CHARLESTON, W.Va. (AP) — The son of a man who died in a June helicopter crash in West Virginia that killed six people has filed a wrongful death lawsuit against the company that owned the Vietnam-era aircraft and others, claiming negligence contributed to their deaths.
Brian Bledsoe's father, 64-year-old Marvin Bledsoe, died when he was a passenger in the Bell UH-1B “Huey” helicopter during a reunion for helicopter enthusiasts at MARPAT Aviation in Logan County on June 22, according to the civil suit filed Friday in Logan County Circuit Court.
The suit alleges that the helicopter's frame “had been subject to innumerable stressors and abuses for 60 years” and it was unsuited for providing joy rides and sightseeing tours. It claims a combination of pilot error and a lack of appropriate wire-strike protection and crash-resistant fuel systems caused or contributed to crash, as well as improperly marked power lines.
Bledsoe’s family is seeking “compensatory and punitive damages to the fullest extent of the law,” according to their attorney, Mark Troy. The amount of compensation will be for a jury to decide, but he said West Virginia’s wrongful death statute “recognizes the various impacts of losing a loved one, from funeral expenses and lost income to mental anguish and loss of companionship.”
A representative who answered the phone at MARPAT Aviation on Monday declined to comment.
The fatal flight was the last scheduled for the day during a multiday reunion for helicopter enthusiasts where visitors could sign up to ride or fly the historic Huey helicopter, described by organizers as one of the last of its kind still flying.
The helicopter was flown by the 114th Assault Helicopter Company, “The Knights of the Sky,” in Vinh Long, Vietnam, throughout much of the 1960s, according to MARPAT. After the Huey returned to the U.S. in 1971, the website says, it was featured in movies like “Die Hard," “The Rock” and “Under Siege: Dark Territory.”
During the reunion, people who made a donation could fly the helicopter with a “safety pilot” seated in the left front seat, according to the National Transportation Safety Board's preliminary report. People could take a ride on the helicopter for a suggested donation.
The crash was near the Battle of Blair Mountain historic sites, where a deadly clash erupted a century ago as thousands of coal miners marched to unionize in West Virginia. A private pilot, two pilot-rated passengers and three others were killed.
According to the lawsuit, the helicopter lost control and crashed when it struck unmarked power lines in Logan County about 15 minutes after takeoff. The suit says the lines located about 200 feet off the ground “constituted an inherently dangerous condition which posed a high degree of risk of serious injury or death to the occupants of aircraft.”
According to U.S. Department of Transportation and Federal Aviation Administration guidelines, the lines should have been marked with warning devices to protect aircraft flying in the area from striking them, the suit alleges.
American Electric Power, the company that owns the power lines, is also named as a defendant in the suit. An American Electric Power spokesperson said the company was unable to comment because of the pending litigation.

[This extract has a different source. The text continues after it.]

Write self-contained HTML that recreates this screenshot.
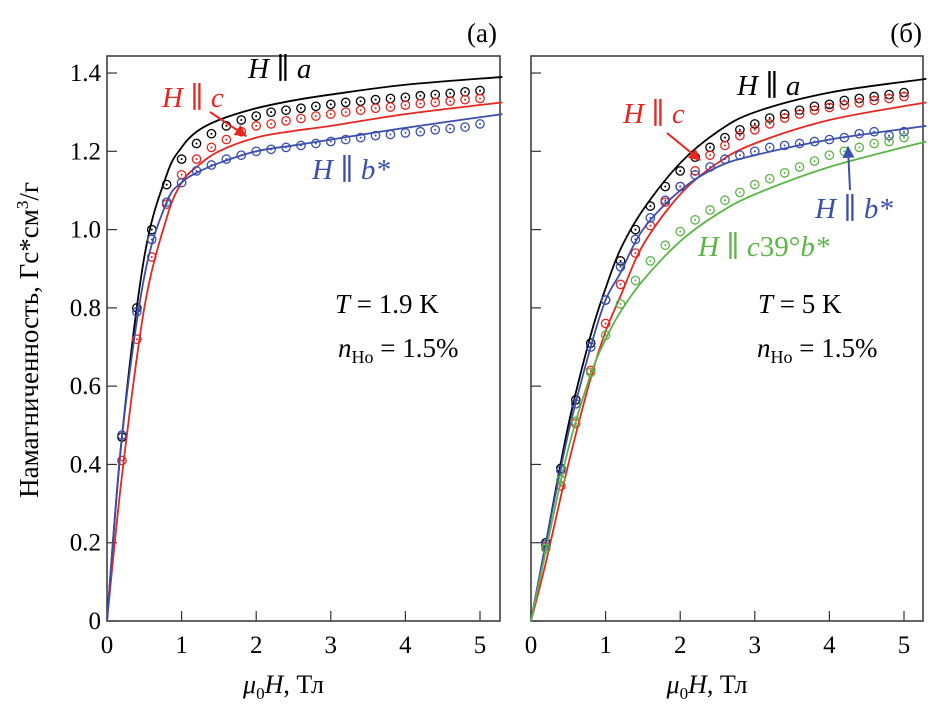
<!DOCTYPE html>
<html><head><meta charset="utf-8">
<style>
body{margin:0;background:#fff}
svg, svg text, svg tspan{font-family:"Liberation Serif","Times New Roman","DejaVu Serif",serif !important}
</style></head>
<body>
<svg id="chart" width="952" height="711" viewBox="0 0 952 711" xmlns="http://www.w3.org/2000/svg" style="position:absolute;left:0;top:0">
<g id="root"></g>
</svg>
<script>
const xTicks=[0,1,2,3,4,5];
const yTicks=[0,0.2,0.4,0.6,0.8,1.0,1.2,1.4];
const yTickLabels=["0","0.2","0.4","0.6","0.8","1.0","1.2","1.4"];
const dotFieldsA=[0.2,0.4,0.6,0.8,1.0,1.2,1.4,1.6,1.8,2.0,2.2,2.4,2.6,2.8,3.0,3.2,3.4,3.6,3.8,4.0,4.2,4.4,4.6,4.8,5.0];
const dotsA_a=[0.47,0.80,1.00,1.115,1.18,1.22,1.245,1.265,1.28,1.29,1.30,1.305,1.31,1.315,1.32,1.325,1.328,1.332,1.335,1.338,1.342,1.345,1.348,1.352,1.355];
const dotsA_c=[0.41,0.72,0.93,1.065,1.14,1.18,1.21,1.23,1.25,1.265,1.27,1.278,1.284,1.29,1.295,1.30,1.305,1.31,1.313,1.318,1.322,1.325,1.328,1.332,1.335];
const dotsA_b=[0.475,0.79,0.975,1.07,1.12,1.15,1.165,1.18,1.19,1.20,1.205,1.21,1.215,1.22,1.225,1.23,1.235,1.24,1.243,1.247,1.25,1.255,1.258,1.262,1.27];
const lineFields=[0,0.2,0.5,0.8,1.0,1.2,1.5,2.0,2.5,3.0,4.0,5.3];
const lineA_a=[0,0.47,0.93,1.14,1.21,1.25,1.28,1.31,1.33,1.345,1.37,1.39];
const lineA_c=[0,0.37,0.80,1.03,1.12,1.16,1.2,1.235,1.252,1.265,1.295,1.325];
const lineA_b=[0,0.47,0.88,1.07,1.12,1.145,1.17,1.2,1.215,1.23,1.26,1.295];
const dotsB_a=[0.2,0.39,0.565,0.71,0.82,0.92,1.0,1.06,1.11,1.15,1.185,1.21,1.235,1.255,1.27,1.285,1.295,1.305,1.315,1.32,1.33,1.335,1.34,1.345,1.35];
const dotsB_c=[0.19,0.345,0.505,0.64,0.76,0.86,0.94,1.01,1.07,1.11,1.15,1.19,1.215,1.24,1.255,1.27,1.285,1.295,1.305,1.312,1.318,1.324,1.33,1.335,1.34];
const dotsB_b=[0.195,0.385,0.555,0.70,0.82,0.905,0.975,1.03,1.075,1.11,1.14,1.16,1.18,1.19,1.20,1.21,1.215,1.22,1.225,1.23,1.235,1.245,1.25,1.24,1.25];
const dotsB_g=[0.185,0.36,0.51,0.635,0.73,0.81,0.87,0.92,0.96,0.995,1.025,1.05,1.075,1.095,1.115,1.13,1.145,1.16,1.175,1.19,1.2,1.21,1.22,1.225,1.235];
const lineB_a=[0,0.2,0.5,0.73,0.85,0.95,1.05,1.17,1.25,1.3,1.35,1.385];
const lineB_c=[0,0.15,0.40,0.62,0.74,0.83,0.96,1.09,1.17,1.22,1.28,1.325];
const lineB_b=[0,0.2,0.48,0.70,0.82,0.89,1.0,1.1,1.16,1.19,1.23,1.265];
const lineB_g=[0,0.18,0.44,0.63,0.72,0.79,0.87,0.97,1.04,1.09,1.16,1.225];

const NS="http://www.w3.org/2000/svg";
const root=document.getElementById('root');
function mk(tag,attrs,parent){const e=document.createElementNS(NS,tag);for(const k in attrs)e.setAttribute(k,attrs[k]);(parent||root).appendChild(e);return e;}
const Y0=621,YPU=391.4;
function yS(v){return Y0-v*YPU;}
const panels=[{x0:107,left:107,right:500,name:'a'},{x0:531,left:531,right:923,name:'b'}];
const XPU=74.6;
function smooth(pts){let d='M'+pts[0][0]+','+pts[0][1];for(let i=0;i<pts.length-1;i++){const p0=pts[i-1]||pts[i],p1=pts[i],p2=pts[i+1],p3=pts[i+2]||p2;const c1=[p1[0]+(p2[0]-p0[0])/6,p1[1]+(p2[1]-p0[1])/6],c2=[p2[0]-(p3[0]-p1[0])/6,p2[1]-(p3[1]-p1[1])/6];d+=' C'+c1[0]+','+c1[1]+' '+c2[0]+','+c2[1]+' '+p2[0]+','+p2[1];}return d;}
function drawPanel(p,series){
  const xS=v=>p.x0+v*XPU;
  const g=mk('g',{});
  
  
  const fr=mk('rect',{x:p.left,y:56,width:p.right-p.left,height:Y0-56,fill:'none',stroke:'#333','stroke-width':1.5},g);
  
  
  xTicks.forEach(t=>{
    const tk=mk('line',{x1:xS(t),x2:xS(t),y1:Y0,y2:Y0-10,stroke:'#333','stroke-width':1.2},g);
    
    
    const tx=mk('text',{x:xS(t),y:Y0+32,'text-anchor':'middle','font-size':25},g);
    tx.textContent=t;
    
    
  });
  yTicks.forEach((t,i)=>{
    const tk=mk('line',{x1:p.left,x2:p.left+10,y1:yS(t),y2:yS(t),stroke:'#333','stroke-width':1.2},g);
    
    
    if(p.name==='a'){
      const tx=mk('text',{x:p.left-6,y:yS(t)+8,'text-anchor':'end','font-size':25},g);
      tx.textContent=yTickLabels[i];
      
      
    }
  });
  series.forEach(s=>{
    const pts=lineFields.map((f,i)=>[xS(f),yS(s.line[i])]);
    const ln=mk('path',{d:smooth(pts),fill:'none',stroke:s.color,'stroke-width':1.8},g);
    
    
    s.dots.forEach((v,i)=>{
      const c=mk('circle',{cx:xS(dotFieldsA[i]),cy:yS(v),r:4.2,fill:'none',stroke:s.color,'stroke-width':1.3},g);
      
      
      const c2=mk('circle',{cx:xS(dotFieldsA[i]),cy:yS(v),r:1,fill:s.color},g);
      
      
    });
  });
  const xt=mk('text',{x:(p.left+p.right)/2-20,y:693,'text-anchor':'middle','font-size':26},g);
  xt.innerHTML='<tspan font-style="italic">μ</tspan><tspan font-size="17" dy="6">0</tspan><tspan font-style="italic" dy="-6">H</tspan>, Тл';
  
  
}
const BL='#000',RD='#e8251f',BU='#3a4fae',GR='#5cb547';
drawPanel(panels[0],[{key:'a',color:BL,line:lineA_a,dots:dotsA_a},{key:'c',color:RD,line:lineA_c,dots:dotsA_c},{key:'b',color:BU,line:lineA_b,dots:dotsA_b}]);
drawPanel(panels[1],[{key:'a',color:BL,line:lineB_a,dots:dotsB_a},{key:'c',color:RD,line:lineB_c,dots:dotsB_c},{key:'b',color:BU,line:lineB_b,dots:dotsB_b},{key:'g',color:GR,line:lineB_g,dots:dotsB_g}]);
</script>
<svg width="952" height="711" style="position:absolute;left:0;top:0" xmlns="http://www.w3.org/2000/svg">
<defs>
<marker id="ar" viewBox="0 0 10 10" refX="9" refY="5" markerWidth="6" markerHeight="6" orient="auto"><path d="M0,0L10,5L0,10z" fill="#e8251f"/></marker>
<marker id="ab" viewBox="0 0 10 10" refX="9" refY="5" markerWidth="6" markerHeight="6" orient="auto"><path d="M0,0L10,5L0,10z" fill="#3a4fae"/></marker>
</defs>
<text x="38" y="340" transform="rotate(-90 38 340)" text-anchor="middle" font-size="27">Намагниченность, Гс*см<tspan font-size="17" dy="-10">3</tspan><tspan dy="10">/г</tspan></text>
<text x="497" y="42" text-anchor="end" font-size="27">(a)</text>
<text x="922" y="42" text-anchor="end" font-size="27">(б)</text>
<text x="248" y="78" font-size="29"><tspan font-style="italic">H</tspan> ∥ <tspan font-style="italic">a</tspan></text>
<text x="162" y="107" font-size="29" fill="#e8251f"><tspan font-style="italic">H</tspan> ∥ <tspan font-style="italic">c</tspan></text>
<line x1="210" y1="112" x2="246" y2="136" stroke="#e8251f" stroke-width="2" marker-end="url(#ar)"/>
<text x="312" y="179" font-size="29" fill="#3a4fae"><tspan font-style="italic">H</tspan> ∥ <tspan font-style="italic">b*</tspan></text>
<text x="335" y="313" font-size="27"><tspan font-style="italic">T</tspan> = 1.9 K</text>
<text x="338" y="357" font-size="27"><tspan font-style="italic">n</tspan><tspan font-size="18" dy="6">Ho</tspan><tspan dy="-6"> = 1.5%</tspan></text>
<text x="737" y="95" font-size="29"><tspan font-style="italic">H</tspan> ∥ <tspan font-style="italic">a</tspan></text>
<text x="623" y="123" font-size="29" fill="#e8251f"><tspan font-style="italic">H</tspan> ∥ <tspan font-style="italic">c</tspan></text>
<line x1="667" y1="133" x2="700" y2="160" stroke="#e8251f" stroke-width="2" marker-end="url(#ar)"/>
<text x="815" y="218" font-size="29" fill="#3a4fae"><tspan font-style="italic">H</tspan> ∥ <tspan font-style="italic">b*</tspan></text>
<line x1="850" y1="190" x2="848" y2="147" stroke="#3a4fae" stroke-width="2" marker-end="url(#ab)"/>
<text x="698" y="256" font-size="29" fill="#5cb547"><tspan font-style="italic">H</tspan> ∥ <tspan font-style="italic">c</tspan>39°<tspan font-style="italic">b*</tspan></text>
<text x="758" y="313" font-size="27"><tspan font-style="italic">T</tspan> = 5 K</text>
<text x="757" y="357" font-size="27"><tspan font-style="italic">n</tspan><tspan font-size="18" dy="6">Ho</tspan><tspan dy="-6"> = 1.5%</tspan></text>
</svg>
</body></html>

When the aircraft crashed, it burst into flames, preventing attempts to rescue any potential survivors. The suit alleges that the helicopter's owners should have ensured the aircraft should have been retrofitted with a crash-resistant fuel system to prevent fire and fire-related injuries.
The suit also claims that the Huey was not fitted with an appropriate wire-strike protection system to mitigate the risks of wire strikes and cut cables when helicopters unexpectedly encounter powerlines, telecommunication lines and other aerial cables.
NTSB investigators released its preliminary report on the crash in July but have not yet released any information about the cause of the accident. A final report could take a year or two to complete, they said.